As an intern, Katie is currently working on the World Network of Indigenous Peoples and Local Community Land and Sea Managers (WIN) newsletter, which shares opportunities for funding, employment, and action with the Equator Initiative’s network. WIN is a network of indigenous and local community land and sea managers that facilitates sharing of knowledge and best practices in managing ecosystems, protecting the environment, and supporting sustainable livelihoods.

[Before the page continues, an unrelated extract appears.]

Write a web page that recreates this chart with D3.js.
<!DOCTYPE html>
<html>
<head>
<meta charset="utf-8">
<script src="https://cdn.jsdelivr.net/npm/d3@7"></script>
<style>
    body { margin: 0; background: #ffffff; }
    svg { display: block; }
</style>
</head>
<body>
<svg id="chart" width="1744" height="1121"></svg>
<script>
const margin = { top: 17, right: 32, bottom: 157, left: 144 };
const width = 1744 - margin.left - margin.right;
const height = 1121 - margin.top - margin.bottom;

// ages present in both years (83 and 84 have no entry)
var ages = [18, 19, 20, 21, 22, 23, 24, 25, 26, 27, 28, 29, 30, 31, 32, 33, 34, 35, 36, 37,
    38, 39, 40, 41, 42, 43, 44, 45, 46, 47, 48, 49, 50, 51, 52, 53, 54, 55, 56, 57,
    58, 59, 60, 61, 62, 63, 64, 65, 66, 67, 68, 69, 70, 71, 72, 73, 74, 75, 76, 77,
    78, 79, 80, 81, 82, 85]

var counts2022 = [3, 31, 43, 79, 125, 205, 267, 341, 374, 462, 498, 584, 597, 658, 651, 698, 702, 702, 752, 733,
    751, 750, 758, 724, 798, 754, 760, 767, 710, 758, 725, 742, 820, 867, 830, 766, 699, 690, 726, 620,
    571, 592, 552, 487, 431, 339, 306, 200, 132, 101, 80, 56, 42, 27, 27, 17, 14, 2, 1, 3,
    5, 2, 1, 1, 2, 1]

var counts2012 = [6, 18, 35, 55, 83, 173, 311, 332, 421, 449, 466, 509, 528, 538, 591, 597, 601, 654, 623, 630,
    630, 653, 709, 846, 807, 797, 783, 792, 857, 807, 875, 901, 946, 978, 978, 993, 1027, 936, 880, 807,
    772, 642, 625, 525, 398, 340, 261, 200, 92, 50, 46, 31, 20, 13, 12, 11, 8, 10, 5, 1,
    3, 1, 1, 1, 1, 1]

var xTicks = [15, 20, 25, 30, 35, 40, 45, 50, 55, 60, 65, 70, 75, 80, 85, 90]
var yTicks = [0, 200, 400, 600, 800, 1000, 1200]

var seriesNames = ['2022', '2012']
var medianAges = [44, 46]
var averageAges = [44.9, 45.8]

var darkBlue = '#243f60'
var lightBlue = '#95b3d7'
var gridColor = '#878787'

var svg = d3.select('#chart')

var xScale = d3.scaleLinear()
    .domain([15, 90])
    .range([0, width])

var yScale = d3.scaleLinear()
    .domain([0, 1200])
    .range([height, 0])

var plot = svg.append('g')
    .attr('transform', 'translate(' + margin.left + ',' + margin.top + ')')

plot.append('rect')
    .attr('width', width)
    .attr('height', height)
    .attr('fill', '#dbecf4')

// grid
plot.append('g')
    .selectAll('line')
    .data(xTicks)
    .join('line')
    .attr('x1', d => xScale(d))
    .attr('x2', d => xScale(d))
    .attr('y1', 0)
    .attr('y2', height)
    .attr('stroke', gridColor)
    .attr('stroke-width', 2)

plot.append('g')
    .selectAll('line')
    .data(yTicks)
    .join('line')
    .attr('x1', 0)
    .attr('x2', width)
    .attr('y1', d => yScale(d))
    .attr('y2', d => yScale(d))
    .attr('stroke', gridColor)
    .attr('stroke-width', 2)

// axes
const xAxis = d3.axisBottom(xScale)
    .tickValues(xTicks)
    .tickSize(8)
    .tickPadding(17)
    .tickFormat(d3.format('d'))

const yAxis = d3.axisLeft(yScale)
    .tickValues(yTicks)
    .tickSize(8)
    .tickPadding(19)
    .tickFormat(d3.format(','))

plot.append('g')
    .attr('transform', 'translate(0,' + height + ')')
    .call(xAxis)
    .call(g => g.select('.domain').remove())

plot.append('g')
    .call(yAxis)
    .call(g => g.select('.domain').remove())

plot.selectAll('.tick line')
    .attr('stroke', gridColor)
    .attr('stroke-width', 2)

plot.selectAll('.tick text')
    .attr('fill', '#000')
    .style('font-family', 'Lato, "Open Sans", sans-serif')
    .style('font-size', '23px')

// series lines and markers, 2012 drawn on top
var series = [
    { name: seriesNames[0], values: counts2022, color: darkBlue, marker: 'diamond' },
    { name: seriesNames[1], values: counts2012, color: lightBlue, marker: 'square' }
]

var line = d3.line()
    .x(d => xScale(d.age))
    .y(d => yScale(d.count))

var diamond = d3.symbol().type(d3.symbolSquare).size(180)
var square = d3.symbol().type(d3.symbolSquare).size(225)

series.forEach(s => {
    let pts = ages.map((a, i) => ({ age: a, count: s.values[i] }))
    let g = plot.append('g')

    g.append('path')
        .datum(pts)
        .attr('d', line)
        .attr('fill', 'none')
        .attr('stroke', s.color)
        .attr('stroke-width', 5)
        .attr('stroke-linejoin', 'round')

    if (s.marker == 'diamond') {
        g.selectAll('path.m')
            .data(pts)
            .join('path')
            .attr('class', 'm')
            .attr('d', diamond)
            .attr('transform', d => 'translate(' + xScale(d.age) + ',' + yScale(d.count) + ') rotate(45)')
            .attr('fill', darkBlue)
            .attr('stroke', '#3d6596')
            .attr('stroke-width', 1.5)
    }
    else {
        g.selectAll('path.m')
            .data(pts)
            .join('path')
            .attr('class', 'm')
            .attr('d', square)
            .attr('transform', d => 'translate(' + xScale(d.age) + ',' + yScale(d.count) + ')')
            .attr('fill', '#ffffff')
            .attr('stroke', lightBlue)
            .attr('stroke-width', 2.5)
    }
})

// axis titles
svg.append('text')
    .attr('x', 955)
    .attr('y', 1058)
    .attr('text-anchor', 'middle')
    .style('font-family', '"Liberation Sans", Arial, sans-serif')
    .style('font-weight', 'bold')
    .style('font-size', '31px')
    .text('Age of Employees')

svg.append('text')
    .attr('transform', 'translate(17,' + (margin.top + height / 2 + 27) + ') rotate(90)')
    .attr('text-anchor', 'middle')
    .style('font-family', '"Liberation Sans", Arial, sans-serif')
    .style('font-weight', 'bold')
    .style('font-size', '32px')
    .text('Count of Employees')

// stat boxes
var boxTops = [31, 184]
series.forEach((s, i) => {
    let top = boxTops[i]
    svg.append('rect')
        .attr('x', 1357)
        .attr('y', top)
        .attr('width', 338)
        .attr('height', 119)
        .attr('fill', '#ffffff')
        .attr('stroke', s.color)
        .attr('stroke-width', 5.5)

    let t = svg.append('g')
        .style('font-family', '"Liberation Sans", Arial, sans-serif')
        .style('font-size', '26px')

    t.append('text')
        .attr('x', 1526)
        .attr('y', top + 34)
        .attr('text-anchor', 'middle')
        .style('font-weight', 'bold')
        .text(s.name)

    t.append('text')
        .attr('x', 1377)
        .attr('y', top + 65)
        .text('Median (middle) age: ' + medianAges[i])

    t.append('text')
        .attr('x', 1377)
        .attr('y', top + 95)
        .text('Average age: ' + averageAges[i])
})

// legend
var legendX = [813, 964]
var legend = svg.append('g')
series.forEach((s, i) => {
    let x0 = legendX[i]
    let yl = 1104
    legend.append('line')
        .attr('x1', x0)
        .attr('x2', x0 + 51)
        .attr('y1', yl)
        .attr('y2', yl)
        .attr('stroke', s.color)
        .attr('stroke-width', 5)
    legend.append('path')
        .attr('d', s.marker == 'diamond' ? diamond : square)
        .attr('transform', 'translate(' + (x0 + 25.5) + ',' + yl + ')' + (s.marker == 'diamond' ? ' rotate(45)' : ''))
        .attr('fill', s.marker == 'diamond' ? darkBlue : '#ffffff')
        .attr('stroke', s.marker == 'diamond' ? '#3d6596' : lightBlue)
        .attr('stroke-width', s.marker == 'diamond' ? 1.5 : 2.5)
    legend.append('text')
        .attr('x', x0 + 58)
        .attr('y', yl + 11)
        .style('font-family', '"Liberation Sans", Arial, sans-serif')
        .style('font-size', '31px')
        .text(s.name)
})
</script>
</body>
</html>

Additionally, she researches and copy-edits case studies of Equator Prize winners which get published and posted in the Equator Initiative’s website. The Equator Prize is an award given biennially in recognition of local sustainable development solutions for people, nature, and resilient communities. The Equator Prize puts the spotlight on local and indigenous groups for their efforts towards sustainable development. Winners of the Equator Prize for 2015 can be found here.
Meanwhile, Daina has worked closely with the group’s Indigenous Peoples Initiative. She has helped conduct research on the link between indigenous peoples’ land rights and reducing carbon emissions and deforestation. She is also responsible for the management of WIN website and for providing general logistical and administrative support. Along with Katie, Daina supported the planning and preparation for the Equator Prize in 2015 which was held in Paris, France. One of the highlights of their time at the Equator Initiative was participating in a press conference with Alec Baldwin, actor and advocate for the Equator Initiative and its work, who helped to announce the 2015 winners.

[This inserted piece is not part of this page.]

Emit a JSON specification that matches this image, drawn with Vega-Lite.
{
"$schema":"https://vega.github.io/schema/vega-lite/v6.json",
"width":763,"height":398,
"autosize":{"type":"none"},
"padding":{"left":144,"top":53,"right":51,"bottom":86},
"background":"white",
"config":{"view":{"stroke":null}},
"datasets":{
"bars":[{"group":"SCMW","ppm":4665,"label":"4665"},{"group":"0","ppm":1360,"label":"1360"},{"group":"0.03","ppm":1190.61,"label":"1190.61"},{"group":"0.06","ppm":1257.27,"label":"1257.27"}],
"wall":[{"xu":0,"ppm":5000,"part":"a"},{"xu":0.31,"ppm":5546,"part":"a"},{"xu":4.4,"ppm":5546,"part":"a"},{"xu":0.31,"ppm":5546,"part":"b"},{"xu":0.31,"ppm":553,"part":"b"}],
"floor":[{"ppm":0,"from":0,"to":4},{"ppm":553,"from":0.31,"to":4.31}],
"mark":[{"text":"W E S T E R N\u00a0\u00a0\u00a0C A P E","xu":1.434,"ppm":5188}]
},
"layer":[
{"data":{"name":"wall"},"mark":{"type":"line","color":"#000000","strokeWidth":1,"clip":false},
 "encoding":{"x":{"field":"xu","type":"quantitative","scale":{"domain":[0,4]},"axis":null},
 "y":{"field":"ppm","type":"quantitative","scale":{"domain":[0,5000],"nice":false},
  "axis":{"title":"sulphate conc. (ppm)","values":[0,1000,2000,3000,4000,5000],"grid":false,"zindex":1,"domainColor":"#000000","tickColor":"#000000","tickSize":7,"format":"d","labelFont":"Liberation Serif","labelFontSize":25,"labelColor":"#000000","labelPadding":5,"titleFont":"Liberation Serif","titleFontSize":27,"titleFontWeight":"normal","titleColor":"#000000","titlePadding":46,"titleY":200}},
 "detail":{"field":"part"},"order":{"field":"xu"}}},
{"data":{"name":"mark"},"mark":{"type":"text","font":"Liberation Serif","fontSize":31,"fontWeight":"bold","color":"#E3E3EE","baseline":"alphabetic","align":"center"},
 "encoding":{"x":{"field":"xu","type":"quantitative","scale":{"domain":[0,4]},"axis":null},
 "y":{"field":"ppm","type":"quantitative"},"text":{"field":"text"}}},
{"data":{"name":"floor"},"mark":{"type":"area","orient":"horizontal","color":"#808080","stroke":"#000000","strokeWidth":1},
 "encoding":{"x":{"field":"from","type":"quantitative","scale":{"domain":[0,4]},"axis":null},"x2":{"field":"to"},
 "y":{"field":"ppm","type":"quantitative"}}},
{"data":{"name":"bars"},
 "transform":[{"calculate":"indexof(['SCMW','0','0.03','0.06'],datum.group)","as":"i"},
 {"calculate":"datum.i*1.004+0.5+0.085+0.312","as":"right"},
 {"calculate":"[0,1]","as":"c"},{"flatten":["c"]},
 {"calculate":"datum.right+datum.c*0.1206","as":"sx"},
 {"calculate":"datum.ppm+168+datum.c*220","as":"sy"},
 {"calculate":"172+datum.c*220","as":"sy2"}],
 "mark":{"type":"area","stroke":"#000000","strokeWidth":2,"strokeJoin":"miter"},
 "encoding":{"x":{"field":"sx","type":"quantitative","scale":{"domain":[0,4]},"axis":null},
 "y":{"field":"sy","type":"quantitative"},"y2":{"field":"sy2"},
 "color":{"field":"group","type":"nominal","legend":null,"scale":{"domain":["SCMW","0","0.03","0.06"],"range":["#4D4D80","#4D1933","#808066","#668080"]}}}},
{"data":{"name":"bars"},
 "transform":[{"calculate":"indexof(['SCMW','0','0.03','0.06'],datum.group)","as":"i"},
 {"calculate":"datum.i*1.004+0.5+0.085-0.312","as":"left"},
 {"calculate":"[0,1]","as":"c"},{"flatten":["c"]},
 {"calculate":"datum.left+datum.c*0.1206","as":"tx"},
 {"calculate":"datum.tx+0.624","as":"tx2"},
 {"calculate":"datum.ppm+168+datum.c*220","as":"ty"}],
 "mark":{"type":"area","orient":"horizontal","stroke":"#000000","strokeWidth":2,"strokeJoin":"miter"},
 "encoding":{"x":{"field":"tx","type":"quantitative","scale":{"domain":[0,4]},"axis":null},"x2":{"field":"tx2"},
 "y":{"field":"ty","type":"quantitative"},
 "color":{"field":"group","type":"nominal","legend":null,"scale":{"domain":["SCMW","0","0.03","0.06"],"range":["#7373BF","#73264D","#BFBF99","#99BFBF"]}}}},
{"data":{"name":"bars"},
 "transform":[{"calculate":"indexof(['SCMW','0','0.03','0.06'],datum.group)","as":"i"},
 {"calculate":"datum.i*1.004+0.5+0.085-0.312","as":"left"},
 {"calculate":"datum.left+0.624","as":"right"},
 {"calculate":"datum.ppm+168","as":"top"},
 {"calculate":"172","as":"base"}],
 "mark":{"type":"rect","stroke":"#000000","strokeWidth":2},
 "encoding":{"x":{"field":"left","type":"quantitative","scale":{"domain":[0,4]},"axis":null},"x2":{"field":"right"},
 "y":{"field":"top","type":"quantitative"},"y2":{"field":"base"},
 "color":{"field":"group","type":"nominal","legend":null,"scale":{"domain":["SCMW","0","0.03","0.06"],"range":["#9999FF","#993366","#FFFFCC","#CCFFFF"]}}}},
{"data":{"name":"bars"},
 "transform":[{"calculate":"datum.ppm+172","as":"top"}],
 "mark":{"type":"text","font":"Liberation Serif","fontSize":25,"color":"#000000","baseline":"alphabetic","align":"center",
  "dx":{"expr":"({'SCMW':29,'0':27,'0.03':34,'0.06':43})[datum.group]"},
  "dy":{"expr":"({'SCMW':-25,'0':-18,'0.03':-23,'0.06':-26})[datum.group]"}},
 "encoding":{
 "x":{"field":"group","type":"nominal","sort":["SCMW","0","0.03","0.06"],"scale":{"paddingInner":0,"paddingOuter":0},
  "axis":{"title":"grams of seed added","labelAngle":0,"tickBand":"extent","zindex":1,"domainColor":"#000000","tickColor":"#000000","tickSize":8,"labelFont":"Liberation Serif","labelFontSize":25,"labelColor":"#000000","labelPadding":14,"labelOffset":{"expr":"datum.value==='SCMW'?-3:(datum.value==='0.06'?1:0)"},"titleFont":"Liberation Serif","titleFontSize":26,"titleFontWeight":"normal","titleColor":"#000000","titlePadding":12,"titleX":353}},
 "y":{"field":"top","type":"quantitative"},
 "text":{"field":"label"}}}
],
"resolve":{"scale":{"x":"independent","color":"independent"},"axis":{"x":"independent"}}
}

The internship with the Equator Initiative is part of Fordham IPED’s Arrupe Fellowship, offered to students with relevant work experience in developing countries and those who wish to pursue a career with nonprofit international relief and development organizations.
Grace Avila (IPED 2017) is currently serving as an intern with the United States Mission (U.S. Mission) to the United Nations (UN), specifically in the Economic and Social Section. The U.S. Mission represents the U.S. government’s interests at the UN. The Economic and Social Section of the U.S. Mission works specifically on issues related to human rights and humanitarian affairs, economic development, gender equality, and other social issues.
As an intern, Grace helps in the preparation and representation of the U.S. for the 60th session of the Commission on the Status of Women (CSW), which will be held from March 14 to 24 this year at the UN Headquarters in New York City. The CSW is the principal global intergovernmental body exclusively dedicated to the promotion of gender equality and the empowerment of women. This year, the priority theme of CSW is the empowerment of women and its link to sustainable development, while the review theme is the elimination and prevention of all forms of violence against women and girls.
In addition to CSW-related work, Grace writes policy briefs and supports the representatives of the U.S. Mission in meetings at the UN and helps in taking down important notes and insights. Grace already shared the room with UN Secretary-General Ban Ki-moon on three occasions.
Grace applied for this internship during the summer of 2015 on USAJobs. She shared that interested students can sign up here to receive a notification when the internship postings are available, which is approximately six to nine months in advance of the internship start date. She advises other students to provide a very detailed resume since unlike other organizations, the U.S. government prefers extremely detailed resumes.